Anyhow, seconding all you said. I went public the whole way through, but know people who did the private route for their Bachelors and Masters, only to fail out at the PhD level in a public university with six figures of student loan debt, most of it from their time in private institutions.

It's really sad what's happened to college costs and how much financial aid sucks. I went to one of the most expensive private colleges in the country in the '80s. Cost my father $1000/year, or $4000 total, and my total student loan debt after four years was $8500. The four-year total, $12,500, is less than what we are paying for my son to attend UMass PER SEMESTER. Weeping

I have no idea how pretty much anyone outside of the 1%ers can afford a private school these days.

Holy cow that's amazing!! Like my mind was boggled as I read that. :/ My students pay about 6k a year for their state school in tuition (probably another 3k in room and board for those who live on campus, but we're mostly commuter).
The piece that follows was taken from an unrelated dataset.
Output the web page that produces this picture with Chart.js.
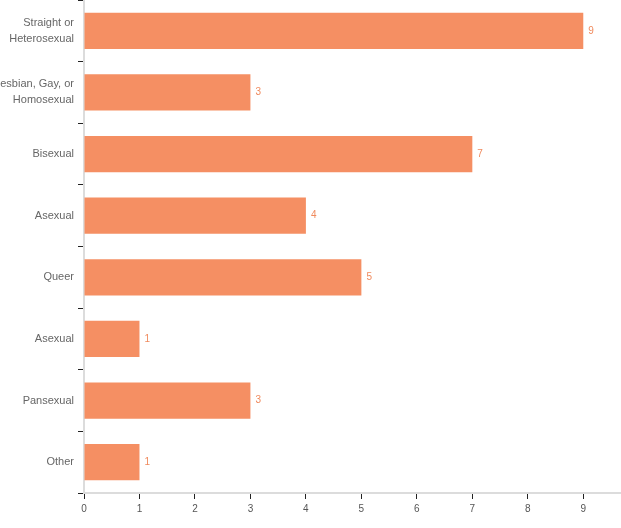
<!DOCTYPE html>
<html>
<head>
<meta charset="utf-8">
<script src="https://cdn.jsdelivr.net/npm/chart.js@4"></script>
<style>
html,body{margin:0;padding:0;background:#fff;}
#wrap{width:621px;height:528px;position:relative;}
</style>
</head>
<body>
<div id="wrap"><canvas id="c" width="621" height="528"></canvas></div>
<script>
const categories = [
  ["Straight or", "Heterosexual"],
  ["Lesbian, Gay, or", "Homosexual"],
  "Bisexual",
  "Asexual",
  "Queer",
  "Asexual",
  "Pansexual",
  "Other"
];
const values = [9, 3, 7, 4, 5, 1, 3, 1];
const xTickValues = [0, 1, 2, 3, 4, 5, 6, 7, 8, 9];

const barColor = '#F58F63';
const labelColor = '#F08A5D';
const fontFamily = '"Liberation Sans", Arial, sans-serif';

const valueLabels = {
  id: 'valueLabels',
  afterDatasetsDraw(chart) {
    const ctx = chart.ctx;
    const meta = chart.getDatasetMeta(0);
    ctx.save();
    ctx.font = '10px ' + fontFamily;
    ctx.fillStyle = labelColor;
    ctx.textAlign = 'left';
    ctx.textBaseline = 'middle';
    meta.data.forEach((bar, i) => {
      ctx.fillText(String(values[i]), bar.x + 5, bar.y);
    });
    ctx.restore();
  }
};

new Chart(document.getElementById('c'), {
  type: 'bar',
  data: {
    labels: categories,
    datasets: [{
      data: values,
      backgroundColor: barColor,
      borderWidth: 0,
      categoryPercentage: 0.59,
      barPercentage: 1.0
    }]
  },
  plugins: [valueLabels],
  options: {
    indexAxis: 'y',
    responsive: false,
    animation: false,
    layout: { padding: 0 },
    plugins: { legend: { display: false }, tooltip: { enabled: false } },
    scales: {
      x: {
        min: 0,
        max: 9.68,
        afterBuildTicks(scale) {
          scale.ticks = xTickValues.map(v => ({ value: v }));
        },
        afterFit(scale) { scale.height = 35; scale.paddingRight = 0; scale.paddingLeft = 0; },
        border: { display: true, color: '#dcdcdc', width: 2 },
        grid: {
          drawOnChartArea: false,
          drawTicks: true,
          tickLength: 6,
          tickColor: '#222',
          tickWidth: 1
        },
        ticks: {
          color: '#555',
          font: { family: fontFamily, size: 10 },
          padding: 4,
          autoSkip: false,
          maxRotation: 0
        }
      },
      y: {
        offset: true,
        afterFit(scale) { scale.width = 84; scale.paddingTop = 0; scale.paddingBottom = 0; },
        border: { display: true, color: '#dcdcdc', width: 2 },
        grid: {
          offset: true,
          drawOnChartArea: false,
          drawTicks: true,
          tickLength: 6,
          tickColor: '#222',
          tickWidth: 1
        },
        ticks: {
          color: '#666',
          font: { family: fontFamily, size: 11, lineHeight: 1.45 },
          padding: 4,
          autoSkip: false
        }
      }
    }
  }
});
</script>
</body>
</html>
Meanwhile, the private (Methodist, I think) university in the city is around 40k a year.

Though for a similar story to yours...my mom went to a private Baptist university back in the 1970s. The first time we bought books when I did dual-enrollment classes in high school for college credit, we spent more on new textbooks (we learned that day to buy used), than her parents spent on tuition in a semester at her private school.

Also total apologies Goldenarm, we are not trying to make college sound scary, if we are. Sad Rather amazed we don't have an SSA here.